* _Work to do_
The listing below begins with the first line you should copy; stop after the line containing "Chart.register(...registerables);", and drop every picture.

* _Given data_
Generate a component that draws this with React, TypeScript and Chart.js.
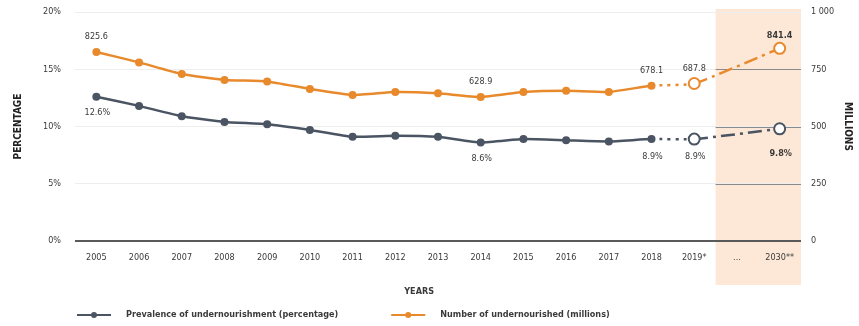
import React, { useEffect, useRef } from 'react';
import { Chart, registerables } from 'chart.js';

Chart.register(...registerables);

const categories = ['2005', '2006', '2007', '2008', '2009', '2010', '2011', '2012', '2013', '2014', '2015', '2016', '2017', '2018', '2019*', '...', '2030**'];
const prevalence = [12.6, 11.8, 10.9, 10.4, 10.2, 9.7, 9.1, 9.2, 9.1, 8.6, 8.9, 8.8, 8.7, 8.9, 8.9, null, 9.8];
const undernourished = [825.6, 780.0, 729.0, 703.0, 697.0, 664.0, 638.0, 651.0, 645.0, 628.9, 651.0, 656.0, 651.0, 678.1, 687.8, null, 841.4];
const percentTicks = [0, 5, 10, 15, 20];
const percentTickLabels = ['0%', '5%', '10%', '15%', '20%'];
const millionTicks = [0, 250, 500, 750, 1000];
const millionTickLabels = ['0', '250', '500', '750', '1 000'];
const labelledIndices = [0, 9, 13, 14, 16];
const legendLabels = ['Prevalence of undernourishment (percentage)', 'Number of undernourished (millions)'];

const LAST_OBSERVED = 13; // 2018
const FIRST_PROJECTED = 14; // 2019*
const SHADE_FROM = 15; // '...'

const GREY = '#4a5462';
const ORANGE = '#e8892c';
const SHADE = '#fde8d7';
const TEXT = '#3a3a3a';
const FONT = '"DejaVu Sans Condensed", "Liberation Sans Narrow", "Open Sans", sans-serif';

const decoPlugin = {
  id: 'deco',
  beforeDraw(chart: any) {
    const { ctx, chartArea } = chart;
    const x = chart.scales.x;
    const half = (x.getPixelForValue(1) - x.getPixelForValue(0)) / 2;
    const left = x.getPixelForValue(SHADE_FROM) - half;
    ctx.save();
    ctx.fillStyle = SHADE;
    ctx.fillRect(left, chartArea.top - 3, chartArea.right - left, chartArea.bottom - chartArea.top + 47);
    ctx.restore();
  },
  beforeDatasetsDraw(chart: any) {
    const { ctx, chartArea } = chart;
    const x = chart.scales.x;
    const y1 = chart.scales.y1;
    const half = (x.getPixelForValue(1) - x.getPixelForValue(0)) / 2;
    const left = x.getPixelForValue(SHADE_FROM) - half;
    ctx.save();
    ctx.strokeStyle = '#8a8a8a';
    ctx.lineWidth = 1;
    millionTicks.forEach((v, i) => {
      if (i === 0 || i === millionTicks.length - 1) return;
      const yy = Math.round(y1.getPixelForValue(v)) + 0.5;
      ctx.beginPath();
      ctx.moveTo(left, yy);
      ctx.lineTo(chartArea.right, yy);
      ctx.stroke();
    });
    // zero axis line
    const y0 = Math.round(y1.getPixelForValue(0));
    ctx.strokeStyle = '#5a5a5a';
    ctx.lineWidth = 2;
    ctx.beginPath();
    ctx.moveTo(chartArea.left, y0);
    ctx.lineTo(chartArea.right, y0);
    ctx.stroke();
    ctx.restore();
  },
  afterDatasetsDraw(chart: any) {
    const { ctx, chartArea } = chart;
    ctx.save();
    ctx.fillStyle = TEXT;
    ctx.textAlign = 'center';
    ctx.textBaseline = 'middle';
    // data labels
    const greyMeta = chart.getDatasetMeta(0);
    const orangeMeta = chart.getDatasetMeta(1);
    labelledIndices.forEach((i) => {
      const bold = i === categories.length - 1;
      ctx.font = (bold ? 'bold ' : '') + '9px ' + FONT;
      const gp = greyMeta.data[i];
      const op = orangeMeta.data[i];
      const gOff = i === categories.length - 1 ? 25 : i >= LAST_OBSERVED ? 18 : 16;
      const oOff = i === categories.length - 1 ? 13 : 15;
      ctx.fillText((prevalence[i] as number).toFixed(1) + '%', gp.x + 1, gp.y + gOff);
      ctx.fillText((undernourished[i] as number).toFixed(1), op.x, op.y - oOff);
    });
    // x title
    ctx.font = 'bold 9px ' + FONT;
    ctx.fillText('YEARS', chartArea.left + chartArea.width * 0.474, 292);
    // legend
    ctx.font = 'bold 9px ' + FONT;
    ctx.textAlign = 'left';
    let lx = chartArea.left + 2;
    const ly = 315;
    [GREY, ORANGE].forEach((c, k) => {
      ctx.strokeStyle = c;
      ctx.fillStyle = c;
      ctx.lineWidth = 2;
      ctx.beginPath();
      ctx.moveTo(lx, ly);
      ctx.lineTo(lx + 34, ly);
      ctx.stroke();
      ctx.beginPath();
      ctx.arc(lx + 17, ly, 3, 0, Math.PI * 2);
      ctx.fill();
      ctx.fillStyle = TEXT;
      const tx = lx + 49;
      ctx.fillText(legendLabels[k], tx, ly);
      lx = tx + ctx.measureText(legendLabels[k]).width + 53;
    });
    ctx.restore();
  },
};

const isProjected = (ctx: any) => ctx.dataIndex >= FIRST_PROJECTED;

function makeDataset(label: string, data: (number | null)[], color: string, axis: string) {
  return {
    label,
    data,
    yAxisID: axis,
    borderColor: color,
    backgroundColor: color,
    borderWidth: 2.5,
    tension: 0.15,
    spanGaps: true,
    pointRadius: (c: any) => (isProjected(c) ? 5.5 : 4),
    pointBackgroundColor: (c: any) => (isProjected(c) ? '#ffffff' : color),
    pointBorderColor: color,
    pointBorderWidth: (c: any) => (isProjected(c) ? 2 : 0),
    segment: {
      borderDash: (c: any) =>
        c.p0DataIndex === LAST_OBSERVED ? [3, 5] : c.p0DataIndex >= FIRST_PROJECTED ? [14, 5, 3, 5] : undefined,
    },
  };
}

const noVPad = (s: any) => { s.paddingTop = 0; s.paddingBottom = 0; };

export default function App() {
  const ref = useRef<HTMLCanvasElement | null>(null);
  useEffect(() => {
    document.body.style.margin = '0';
    const canvas = ref.current;
    if (!canvas) return;
    const chart = new Chart(canvas, {
      type: 'line',
      data: {
        labels: categories,
        datasets: [
          makeDataset(legendLabels[0], prevalence, GREY, 'y'),
          makeDataset(legendLabels[1], undernourished, ORANGE, 'y1'),
        ] as any,
      },
      options: {
        animation: false,
        responsive: false,
        layout: { padding: { top: 12, left: 0, right: 0, bottom: 0 } },
        plugins: { legend: { display: false }, tooltip: { enabled: false } },
        scales: {
          x: {
            type: 'category',
            offset: true,
            grid: { display: false, drawTicks: false },
            border: { display: false },
            ticks: { color: TEXT, font: { family: FONT, size: 9 }, padding: 11, maxRotation: 0, autoSkip: false,
              callback: (_v: any, i: number) => categories[i] },
            afterFit: (s: any) => { s.height = 85; },
          },
          y: {
            position: 'left',
            min: 0,
            max: 20,
            afterBuildTicks: (s: any) => { s.ticks = percentTicks.map((v) => ({ value: v })); },
            ticks: { color: TEXT, font: { family: FONT, size: 9 }, padding: 14,
              callback: (_v: any, i: number) => percentTickLabels[i] },
            grid: { color: (c: any) => (c.tick && c.tick.value === 0 ? 'rgba(0,0,0,0)' : '#eeeeee'), drawTicks: false },
            border: { display: false },
            title: { display: true, text: 'PERCENTAGE', color: '#222', font: { family: FONT, size: 10, weight: 'bold' }, padding: { top: 12, bottom: 0 } },
            afterFit: (s: any) => { s.width = 75; noVPad(s); },
          },
          y1: {
            position: 'right',
            min: 0,
            max: 1000,
            afterBuildTicks: (s: any) => { s.ticks = millionTicks.map((v) => ({ value: v })); },
            ticks: { color: TEXT, font: { family: FONT, size: 9 }, padding: 10,
              callback: (_v: any, i: number) => millionTickLabels[i] },
            grid: { display: false, drawTicks: false },
            border: { display: false },
            title: { display: true, text: 'MILLIONS', color: '#222', font: { family: FONT, size: 10, weight: 'bold' }, padding: { top: 5, bottom: 0 } },
            afterFit: (s: any) => { s.width = 58; noVPad(s); },
          },
        },
      } as any,
      plugins: [decoPlugin],
    });
    return () => chart.destroy();
  }, []);
  return (
    <div style={{ width: 859, height: 326, background: '#ffffff' }}>
      <canvas ref={ref} width={859} height={326} />
    </div>
  );
}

* _Expected answer_
Generate a component that draws this with React, TypeScript and Chart.js.
import React, { useEffect, useRef } from 'react';
import { Chart, registerables } from 'chart.js';

Chart.register(...registerables);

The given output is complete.